───── Dataset content ─────

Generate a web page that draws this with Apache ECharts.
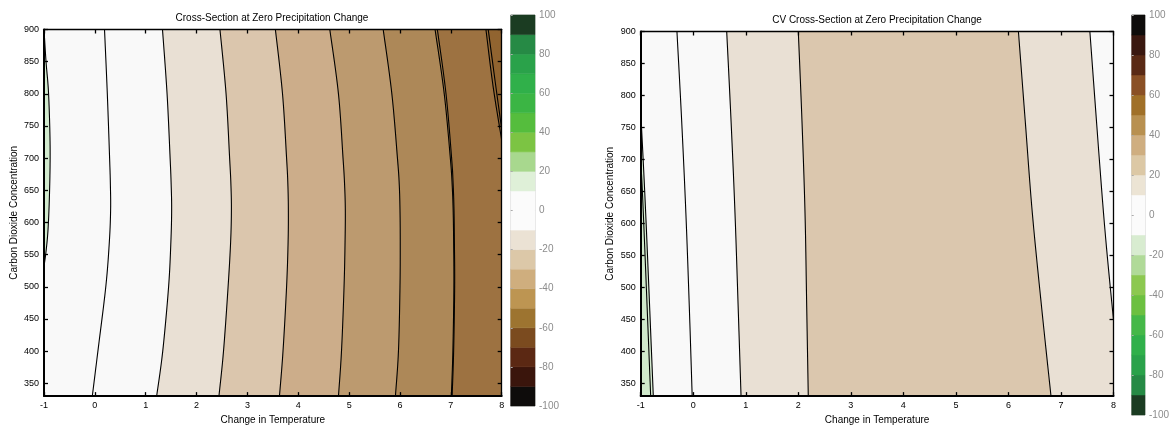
<!DOCTYPE html>
<html><head><meta charset="utf-8">
<script src="https://cdn.jsdelivr.net/npm/echarts@6/dist/echarts.min.js"></script>
<style>html,body{margin:0;padding:0;background:#fff}#c{width:1172px;height:430px}</style>
</head><body><div id="c"></div>
<script>
// ---------- ticks ----------
const tempTicks = [-1, 0, 1, 2, 3, 4, 5, 6, 7, 8];
const co2Ticks = [350, 400, 450, 500, 550, 600, 650, 700, 750, 800, 850, 900];
const cbarTicks = [-100, -80, -60, -40, -20, 0, 20, 40, 60, 80, 100];

// ---------- colorbars (lower bound of each 10-unit level, bottom to top) ----------
const cbarLevels = [-100, -90, -80, -70, -60, -50, -40, -30, -20, -10, 0, 10, 20, 30, 40, 50, 60, 70, 80, 90];
const leftCbarColors = ['#0e0c0b', '#3a150c', '#5b2813', '#7b4b1f', '#9d7430', '#bd9552', '#cfae7e', '#dcc8a8', '#ebe2d4', '#fbfbfb',
                        '#fbfbfb', '#dff0d8', '#a8d88e', '#7cc443', '#55bd3d', '#3bb544', '#30b04a', '#2aa24a', '#268a45', '#1b3c22'];
const rightCbarColors = ['#1b3c22', '#268a45', '#2aa24a', '#30b04a', '#45b848', '#6cc040', '#8cc850', '#b0da98', '#d8ecd0', '#fbfbfb',
                         '#fbfbfb', '#ece4d4', '#dcc8a5', '#cfae80', '#b89050', '#a07028', '#8a5025', '#5a2a15', '#3a1810', '#0e0c0b'];

// ---------- left panel contour lines: [temperature change, CO2] ----------
const leftGreen = [[-1, 900], [-0.96, 850], [-0.91, 800], [-0.88, 720], [-0.89, 650], [-0.92, 590], [-0.96, 555], [-1, 532]];
const leftL2 = [[0.19, 900], [0.245, 800], [0.29, 700], [0.305, 660], [0.31, 620], [0.285, 570], [0.215, 500], [0.06, 400], [-0.05, 330]];
const leftL3 = [[1.33, 900], [1.42, 800], [1.48, 700], [1.50, 660], [1.51, 620], [1.495, 570], [1.45, 500], [1.335, 400], [1.215, 330]];
const leftL4 = [[2.46, 900], [2.58, 800], [2.65, 700], [2.675, 660], [2.685, 620], [2.67, 570], [2.62, 500], [2.53, 400], [2.44, 330]];
const leftL5 = [[3.55, 900], [3.69, 800], [3.77, 700], [3.795, 660], [3.805, 620], [3.80, 570], [3.77, 500], [3.70, 400], [3.63, 330]];
const leftL6 = [[4.62, 900], [4.79, 800], [4.88, 700], [4.91, 660], [4.925, 620], [4.92, 570], [4.90, 500], [4.85, 400], [4.79, 330]];
const leftL7 = [[5.67, 900], [5.84, 800], [5.95, 700], [5.985, 660], [6.0, 620], [6.005, 570], [6.0, 500], [5.97, 400], [5.91, 330]];
const leftL8a = [[6.69, 900], [6.87, 800], [6.99, 700], [7.025, 660], [7.045, 620], [7.055, 570], [7.06, 500], [7.04, 400], [7.01, 330]];
const leftL8b = [[6.735, 900], [6.905, 800], [7.015, 700], [7.045, 660], [7.062, 620], [7.07, 570], [7.075, 500], [7.055, 400], [7.025, 330]];
const leftL9a = [[7.69, 900], [7.83, 812], [8.0, 728]];
const leftL9b = [[7.735, 900], [7.87, 820], [8.0, 745]];
const leftLines = [leftL2, leftL3, leftL4, leftL5, leftL6, leftL7, leftL8a, leftL8b, leftL9a, leftL9b];
const leftFills = ['#f9f9f9', '#e9e0d4', '#dbc6ad', '#ccad8a', '#bc9a6f', '#ad8858', '#a17a48', '#9d7241', '#966a37', '#916430'];
const leftGreens = [leftGreen];
const leftGreenFills = ['#d3ebcf'];

// ---------- right panel (CV) contour lines ----------
const rightGreenA = [[-1, 775], [-0.905, 616], [-0.76, 330]];
const rightGreenB = [[-1, 700], [-0.95, 616], [-0.81, 330]];
const rightL2 = [[-0.31, 900], [-0.22, 760], [-0.14, 616], [-0.075, 470], [-0.02, 330]];
const rightL3 = [[0.637, 900], [0.72, 760], [0.795, 616], [0.855, 470], [0.91, 330]];
const rightL4 = [[2.0, 900], [2.07, 760], [2.128, 616], [2.16, 470], [2.19, 330]];
const rightL5 = [[6.19, 900], [6.32, 760], [6.455, 616], [6.63, 470], [6.81, 330]];
const rightL6 = [[7.55, 900], [7.81, 616], [8.0, 449]];
const rightLines = [rightL2, rightL3, rightL4, rightL5, rightL6];
const rightFills = ['#f9f9f9', '#e9e0d4', '#dbc7ae', '#e9e0d4', '#f9f9f9'];
const rightGreens = [rightGreenA, rightGreenB];
const rightGreenFills = ['#d8edd3', '#d0e9cb'];

const X_MIN = -1, X_MAX = 8, Y_MIN = 330, Y_MAX = 900;
const FONT = '"Liberation Sans", Arial, sans-serif';

// smooth a pixel polyline (Catmull-Rom) for display only
function smoothPx(px) {
  if (px.length < 3) return px;
  const out = [];
  for (let i = 0; i < px.length - 1; i++) {
    const p0 = px[Math.max(i - 1, 0)], p1 = px[i], p2 = px[i + 1], p3 = px[Math.min(i + 2, px.length - 1)];
    const steps = 12;
    for (let s = 0; s < steps; s++) {
      const t = s / steps, t2 = t * t, t3 = t2 * t;
      const f = function (a, b, c, d) {
        return 0.5 * ((2 * b) + (-a + c) * t + (2 * a - 5 * b + 4 * c - d) * t2 + (-a + 3 * b - 3 * c + d) * t3);
      };
      out.push([f(p0[0], p1[0], p2[0], p3[0]), f(p0[1], p1[1], p2[1], p3[1])]);
    }
  }
  out.push(px[px.length - 1]);
  return out;
}

function contourRender(lines, fills, greens, greenFills) {
  return function (params, api) {
    const children = [];
    const tl = api.coord([X_MIN, Y_MAX]), br = api.coord([X_MAX, Y_MIN]);
    const toPx = function (ln) { return smoothPx(ln.map(function (p) { return api.coord(p); })); };
    children.push({ type: 'rect', shape: { x: tl[0], y: tl[1], width: br[0] - tl[0], height: br[1] - tl[1] }, style: { fill: '#f9f9f9' } });
    lines.forEach(function (ln, i) {
      const pts = toPx(ln).concat([api.coord([X_MAX, ln[ln.length - 1][1]]), api.coord([X_MAX, ln[0][1]])]);
      children.push({ type: 'polygon', shape: { points: pts }, style: { fill: fills[i], stroke: fills[i], lineWidth: 0.5 } });
    });
    greens.forEach(function (ln, i) {
      const pts = toPx(ln).concat([api.coord([X_MIN, ln[ln.length - 1][1]]), api.coord([X_MIN, ln[0][1]])]);
      children.push({ type: 'polygon', shape: { points: pts }, style: { fill: greenFills[i] } });
    });
    lines.concat(greens).forEach(function (ln) {
      children.push({ type: 'polyline', shape: { points: toPx(ln) }, style: { stroke: '#000', lineWidth: 1.1, fill: null } });
    });
    return { type: 'group', children: children };
  };
}

function cbarRender(colors) {
  return function (params, api) {
    const lo = api.value(0), hi = api.value(1), idx = api.value(2);
    const p1 = api.coord([0, hi]), p2 = api.coord([1, lo]);
    return { type: 'rect', shape: { x: p1[0], y: p1[1], width: p2[0] - p1[0], height: p2[1] - p1[1] },
             style: { fill: colors[idx], stroke: colors[idx], lineWidth: 0.5 } };
  };
}

const cbarData = cbarLevels.map(function (lo, i) { return [lo, lo + 10, i]; });

function plotXAxes(grid) {
  return [
    { gridIndex: grid, type: 'value', min: X_MIN, max: X_MAX, interval: 1, position: 'bottom', z: 10,
      name: 'Change in Temperature', nameLocation: 'middle', nameGap: 17,
      nameTextStyle: { fontSize: 10, color: '#000', fontFamily: FONT },
      axisLine: { onZero: false, lineStyle: { color: '#000', width: 2 } },
      axisTick: { inside: true, length: 4, customValues: tempTicks, lineStyle: { color: '#000', width: 1.3 } },
      axisLabel: { fontSize: 9, color: '#000', margin: 5, customValues: tempTicks, fontFamily: FONT },
      splitLine: { show: false } },
    { gridIndex: grid, type: 'value', min: X_MIN, max: X_MAX, interval: 1, position: 'top', z: 10,
      axisLine: { onZero: false, lineStyle: { color: '#000', width: 1.3 } },
      axisTick: { inside: true, length: 4, customValues: tempTicks, lineStyle: { color: '#000', width: 1.3 } },
      axisLabel: { show: false }, splitLine: { show: false } }
  ];
}
function plotYAxes(grid, gap) {
  return [
    { gridIndex: grid, type: 'value', min: Y_MIN, max: Y_MAX, position: 'left', z: 10,
      name: 'Carbon Dioxide Concentration', nameLocation: 'middle', nameGap: gap, nameRotate: 90,
      nameTextStyle: { fontSize: 10, color: '#000', fontFamily: FONT },
      axisLine: { onZero: false, lineStyle: { color: '#000', width: 2 } },
      axisTick: { inside: true, length: 4, customValues: co2Ticks, lineStyle: { color: '#000', width: 1.3 } },
      axisLabel: { fontSize: 9, color: '#000', margin: 5, customValues: co2Ticks, fontFamily: FONT },
      splitLine: { show: false } },
    { gridIndex: grid, type: 'value', min: Y_MIN, max: Y_MAX, position: 'right', z: 10,
      axisLine: { onZero: false, lineStyle: { color: '#000', width: 1.3 } },
      axisTick: { inside: true, length: 4, customValues: co2Ticks, lineStyle: { color: '#000', width: 1.3 } },
      axisLabel: { show: false }, splitLine: { show: false } }
  ];
}
function cbarXAxis(grid) {
  return { gridIndex: grid, type: 'value', min: 0, max: 1, show: false };
}
function cbarYAxis(grid) {
  return { gridIndex: grid, type: 'value', min: -100, max: 100, interval: 20, position: 'right', z: 10,
    axisLine: { show: false },
    axisTick: { show: true, inside: false, length: 2, customValues: cbarTicks, lineStyle: { color: '#aaa', width: 1 } },
    axisLabel: { fontSize: 10, color: '#8c8c8c', margin: 4, customValues: cbarTicks, fontFamily: FONT },
    splitLine: { show: false } };
}

const chart = echarts.init(document.getElementById('c'), null, { renderer: 'canvas' });
chart.setOption({
  animation: false,
  backgroundColor: '#fff',
  textStyle: { fontFamily: FONT },
  grid: [
    { left: 44, top: 29.5, width: 457.7, height: 368.2 },
    { left: 510.7, top: 15, width: 24.3, height: 391, show: true, borderColor: '#c8c8c8', borderWidth: 1 },
    { left: 640.7, top: 31.5, width: 472.8, height: 368.5 },
    { left: 1131.7, top: 15, width: 21.6, height: 400, show: true, borderColor: '#c8c8c8', borderWidth: 1 }
  ],
  xAxis: plotXAxes(0).concat([cbarXAxis(1)]).concat(plotXAxes(2)).concat([cbarXAxis(3)]),
  yAxis: plotYAxes(0, 25).concat([cbarYAxis(1)]).concat(plotYAxes(2, 25)).concat([cbarYAxis(3)]),
  graphic: [
    { type: 'text', x: 272, y: 18, z: 20,
      style: { text: 'Cross-Section at Zero Precipitation Change', font: '10px ' + FONT, fill: '#000', textAlign: 'center', textVerticalAlign: 'middle' } },
    { type: 'text', x: 877, y: 20, z: 20,
      style: { text: 'CV Cross-Section at Zero Precipitation Change', font: '10px ' + FONT, fill: '#000', textAlign: 'center', textVerticalAlign: 'middle' } }
  ],
  series: [
    { type: 'custom', xAxisIndex: 0, yAxisIndex: 0, z: 1, silent: true, clip: true, data: [[0, 600]],
      renderItem: contourRender(leftLines, leftFills, leftGreens, leftGreenFills) },
    { type: 'custom', xAxisIndex: 2, yAxisIndex: 2, z: 1, silent: true, data: cbarData,
      renderItem: cbarRender(leftCbarColors) },
    { type: 'custom', xAxisIndex: 3, yAxisIndex: 3, z: 1, silent: true, clip: true, data: [[0, 600]],
      renderItem: contourRender(rightLines, rightFills, rightGreens, rightGreenFills) },
    { type: 'custom', xAxisIndex: 5, yAxisIndex: 5, z: 1, silent: true, data: cbarData,
      renderItem: cbarRender(rightCbarColors) }
  ]
});
</script>
</body></html>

─────

_Your objective_
Return nothing but the lines running from the start of the data to the line with "60, 80, 100];", please, both ends included and no pictures.

_Solution_
Generate a web page that draws this with Apache ECharts.
<!DOCTYPE html>
<html><head><meta charset="utf-8">
<script src="https://cdn.jsdelivr.net/npm/echarts@6/dist/echarts.min.js"></script>
<style>html,body{margin:0;padding:0;background:#fff}#c{width:1172px;height:430px}</style>
</head><body><div id="c"></div>
<script>
// ---------- ticks ----------
const tempTicks = [-1, 0, 1, 2, 3, 4, 5, 6, 7, 8];
const co2Ticks = [350, 400, 450, 500, 550, 600, 650, 700, 750, 800, 850, 900];
const cbarTicks = [-100, -80, -60, -40, -20, 0, 20, 40, 60, 80, 100];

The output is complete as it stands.